Beware the Book
In Phaedrus, Plato laments the creation of books, which he suggests will “implant forgetfulness” in the souls of students, allowing them to seek “remembrance no longer from within themselves, but by means of external marks.” He suggests that reliance on books is the “conceit of wisdom.” It will allow students to feign knowledge on topics they do not really understand. While we might chuckle at Plato’s fear of books today, imagine what he might think about the internet, artificial intelligence or social media.
This article suggests that educators diminish technology’s value if they equate it to the book in Plato’s Phaedrus, a tool solely for transmitting content knowledge. Rather, educators should use technology for the development of 21st century learning skills, commonly known as the 4 Cs: critical thinking, creativity, collaboration, and communication. Additionally, regardless of the subject, teachers should explore these skills as part of a broader connection to Jewish values.
Through this synergy, teachers can optimize the use of technology for broader educational goals, assess the value of employing an edtech tool, and foster a holistic learning environment that supports Jewish values, tech literacy and lifelong learning.

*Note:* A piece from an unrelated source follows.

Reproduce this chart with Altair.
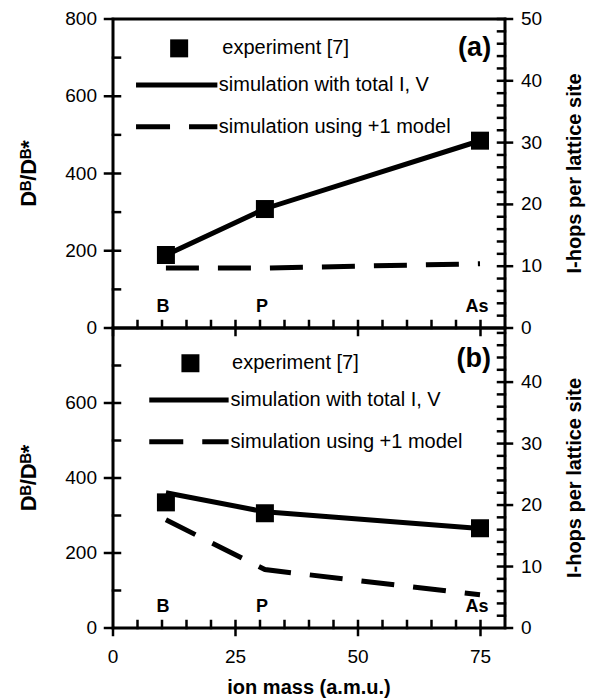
import altair as alt
import pandas as pd

FONT = "Liberation Sans"

# ---------------- data ----------------
elements = ["B", "P", "As"]
mass = [10.8, 31.0, 74.9]

# panel (a)
exp_a = [189, 308, 485]            # D^B/D^B* (left axis)
sim_total_a = [11.8, 19.3, 30.3]   # I-hops per lattice site (right axis)
sim_plus1_a = [9.7, 9.7, 10.4]

# panel (b)
exp_b = [335, 306, 266]
sim_total_b = [22.0, 18.9, 16.2]
sim_plus1_b = [17.6, 9.5, 5.4]

legend_labels = ["experiment [7]", "simulation with total I, V", "simulation using +1 model"]

x_major = [0, 25, 50, 75]
x_minor = list(range(5, 80, 5))

left_title = "Dᴮ/Dᴮ*"
right_title = "I-hops per lattice site"
x_title = "ion mass (a.m.u.)"

W = 392
H_A = 309
H_B = 300

X_SCALE = alt.Scale(domain=[0, 80], nice=False, zero=False)
TK = dict(color="black", strokeWidth=2.5, strokeCap="square")


def tick_x(vals, h, y0, y1):
    df = pd.DataFrame({"v": vals})
    return [alt.Chart(df).mark_rule(**TK).encode(
        x=alt.X("v:Q", scale=X_SCALE, axis=None),
        y=alt.value(h + y0), y2=alt.value(h + y1))]


def tick_y(vals, scale, x0, x1):
    df = pd.DataFrame({"v": vals})
    return [alt.Chart(df).mark_rule(**TK).encode(
        y=alt.Y("v:Q", scale=scale, axis=None),
        x=alt.value(x0), x2=alt.value(x1))]


def tick_labels_y(vals, scale, xpix, align):
    df = pd.DataFrame({"v": vals, "t": [str(v) for v in vals]})
    return alt.Chart(df).mark_text(font=FONT, fontSize=19, color="black", align=align,
                                   baseline="middle").encode(
        y=alt.Y("v:Q", scale=scale, axis=None), x=alt.value(xpix), text="t:N")


def tick_labels_x(vals, ypix):
    df = pd.DataFrame({"v": vals, "t": [str(v) for v in vals]})
    return alt.Chart(df).mark_text(font=FONT, fontSize=19, color="black", align="center",
                                   baseline="middle").encode(
        x=alt.X("v:Q", scale=X_SCALE, axis=None), y=alt.value(ypix), text="t:N")


def title_text(txt, xpix, ypix, angle, size):
    df = pd.DataFrame({"t": [txt]})
    return alt.Chart(df).mark_text(font=FONT, fontSize=size, fontWeight="bold", color="black",
                                   align="center", baseline="middle", angle=angle).encode(
        x=alt.value(xpix), y=alt.value(ypix), text="t:N")


def make_panel(exp, sim_tot, sim_p1, h, left_max, right_max, left_vals, right_vals,
               tag, tag_xy, leg, bottom):
    ls = alt.Scale(domain=[0, left_max], nice=False)
    rs = alt.Scale(domain=[0, right_max], nice=False)
    noax_x = dict(scale=X_SCALE, axis=None)
    noax_y = dict(scale=ls, axis=None)

    df_exp = pd.DataFrame({"mass": mass, "value": exp})
    df_lab = pd.DataFrame({"mass": [m - 0.6 for m in mass], "value": [55] * 3, "element": elements})
    df_tot = pd.DataFrame({"mass": mass, "value": sim_tot})
    df_p1 = pd.DataFrame({"mass": mass, "value": sim_p1})

    squares = alt.Chart(df_exp).mark_square(size=324, color="black", opacity=1).encode(
        x=alt.X("mass:Q", **noax_x), y=alt.Y("value:Q", **noax_y))
    labels = alt.Chart(df_lab).mark_text(font=FONT, fontSize=18, fontWeight="bold",
                                         color="black", baseline="middle").encode(
        x=alt.X("mass:Q", **noax_x), y=alt.Y("value:Q", **noax_y), text="element:N")

    leg_sq = pd.DataFrame({"x": [leg["sq"][0]], "y": [leg["sq"][1]]})
    leg_ln = pd.DataFrame({"x": [leg["line_x"][0]], "x2": [leg["line_x"][1]],
                           "y": [leg["solid_y"]]})
    leg_ds = pd.DataFrame({"x": [leg["line_x"][0]], "x2": [leg["line_x"][1]],
                           "y": [leg["dash_y"]]})
    leg_tx = pd.DataFrame({"x": [leg["exp_tx"], leg["tx"], leg["tx"]],
                           "y": [leg["sq"][1], leg["solid_y"], leg["dash_y"]],
                           "t": legend_labels})
    tag_df = pd.DataFrame({"x": [tag_xy[0]], "y": [tag_xy[1]], "t": [tag]})

    l_sq = alt.Chart(leg_sq).mark_square(size=324, color="black", opacity=1).encode(
        x=alt.X("x:Q", **noax_x), y=alt.Y("y:Q", **noax_y))
    l_ln = alt.Chart(leg_ln).mark_rule(color="black", strokeWidth=5).encode(
        x=alt.X("x:Q", **noax_x), x2="x2:Q", y=alt.Y("y:Q", **noax_y))
    l_ds = alt.Chart(leg_ds).mark_rule(color="black", strokeWidth=5, strokeDash=[34, 19]).encode(
        x=alt.X("x:Q", **noax_x), x2="x2:Q", y=alt.Y("y:Q", **noax_y))
    l_tx = alt.Chart(leg_tx).mark_text(font=FONT, fontSize=20, color="black", align="left",
                                       baseline="middle").encode(
        x=alt.X("x:Q", **noax_x), y=alt.Y("y:Q", **noax_y), text="t:N")
    l_tag = alt.Chart(tag_df).mark_text(font=FONT, fontSize=27, fontWeight="bold",
                                        color="black", baseline="middle").encode(
        x=alt.X("x:Q", **noax_x), y=alt.Y("y:Q", **noax_y), text="t:N")

    left_parts = [squares, labels, l_sq, l_ln, l_ds, l_tx, l_tag]
    left_parts += tick_x(x_minor, h, -7, 0)
    left_parts += tick_x(x_major, h, 0, 7)
    left_parts += tick_y(list(range(100, left_max, 100)), ls, 0, 7)
    left_parts += tick_y(left_vals, ls, -8, 0)
    left_parts += [tick_labels_y(left_vals, ls, -16, "right"),
                   title_text(left_title, -84, h / 2, 270, 22)]
    if bottom:
        left_parts += [tick_labels_x(x_major, h + 29),
                       title_text(x_title, W / 2, h + 60, 0, 20)]
    left = alt.layer(*left_parts)

    solid = alt.Chart(df_tot).mark_line(color="black", strokeWidth=5, strokeCap="butt").encode(
        x=alt.X("mass:Q", **noax_x), y=alt.Y("value:Q", scale=rs, axis=None))
    dashed = alt.Chart(df_p1).mark_line(color="black", strokeWidth=5, strokeCap="butt",
                                        strokeDash=[33, 19]).encode(
        x=alt.X("mass:Q", **noax_x), y=alt.Y("value:Q", scale=rs, axis=None))
    right_parts = [solid, dashed]
    right_parts += tick_y(list(range(2, int(right_max) + 1, 2)), rs, W - 7, W)
    right_parts += tick_y(right_vals, rs, W, W + 7)
    right_parts += [tick_labels_y(right_vals, rs, W + 16, "left"),
                    title_text(right_title, W + 70, h / 2, 270, 20)]
    right = alt.layer(*right_parts)

    return alt.layer(left, right).resolve_scale(y="independent").properties(width=W, height=h)


panel_a = make_panel(
    exp_a, sim_total_a, sim_plus1_a, H_A, 800, 50,
    [0, 200, 400, 600, 800], [0, 10, 20, 30, 40, 50],
    "(a)", (73.8, 725),
    {"sq": (13.5, 724), "line_x": (4.7, 21.3), "solid_y": 629, "dash_y": 521,
     "exp_tx": 22.3, "tx": 21.6},
    bottom=False,
)
panel_b = make_panel(
    exp_b, sim_total_b, sim_plus1_b, H_B, 800, 48.8,
    [0, 200, 400, 600], [0, 10, 20, 30, 40],
    "(b)", (73.6, 717),
    {"sq": (15.8, 706), "line_x": (7.4, 23.6), "solid_y": 608, "dash_y": 497,
     "exp_tx": 24.3, "tx": 24.0},
    bottom=True,
)

chart = alt.vconcat(panel_a, panel_b, spacing=0, bounds="flush").properties(
    padding={"left": 16, "top": 8, "right": 2, "bottom": 2}
).configure_view(
    stroke="black", strokeWidth=3
)

chart.save("out.html", embed_options={"renderer": "svg", "actions": False})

Critical Thinking: Excellent Questions are Key
Isidor I. Rabi, a Nobel laureate in physics, was once asked what encouraged him to become a scientist. Rabi explained that upon returning from school each day, his mother would not ask, “Izzy, what did you learn today,” but rather “Izzy, did you ask a good question today?” Emphasizing the importance of inquiry over the information, Rabi’s mother planted the seeds for a lifetime of critical thinking.
Critical thinking is the ability for learners to analyze, synthesize and evaluate information in a discerning way. It demands weighing the credibility of sources, understanding the distinction between fact and opinion, recognizing bias, contextualizing knowledge and using prior learning as the basis for new inquiry. While not every learner will become a world-renowned physicist, developing critical thinking skills is vital for lifelong learning.

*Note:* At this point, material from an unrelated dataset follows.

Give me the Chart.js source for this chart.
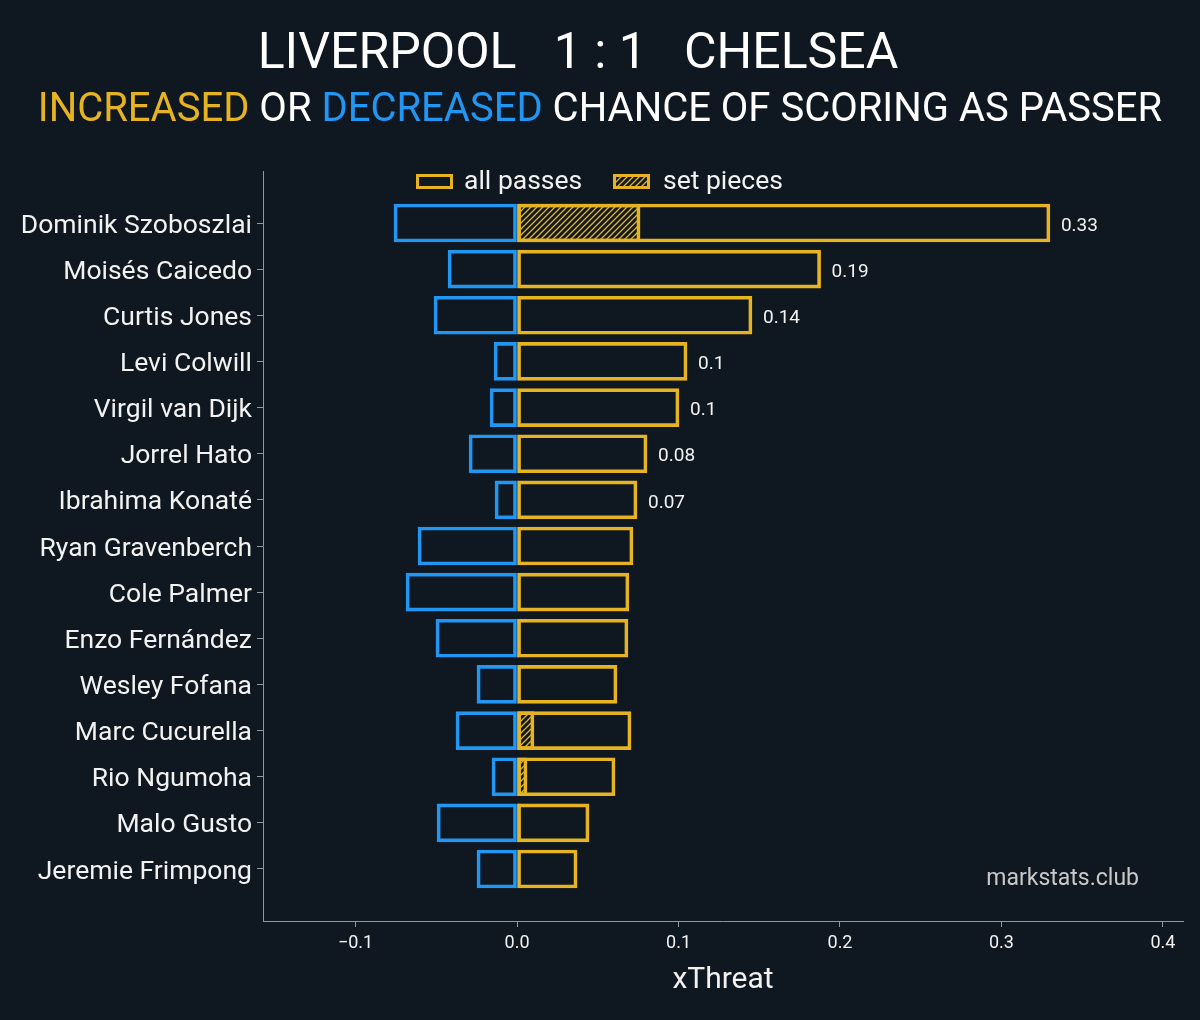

Judaism’s appreciation of critical thinking is evident in its approach to Talmud study. Rabbis across generations pull apart the arguments of their thought partners to clarify, uphold or dispute another’s interpretation. The Babylonian Talmud understands this process as vital to sharpening the thinking of both scholars, leading to deeper understanding (Ta’anit 7a):
Rabbi Ḥama, son of Rabbi Ḥanina, said: What is the meaning of that which is written: “Iron sharpens iron, so a man sharpens the countenance of his friend” (Proverbs 27:17)? This verse comes to tell you that just as with these iron implements, one sharpens the other when they are rubbed against each other, so too, when Torah scholars study together, they sharpen one another in halakhah.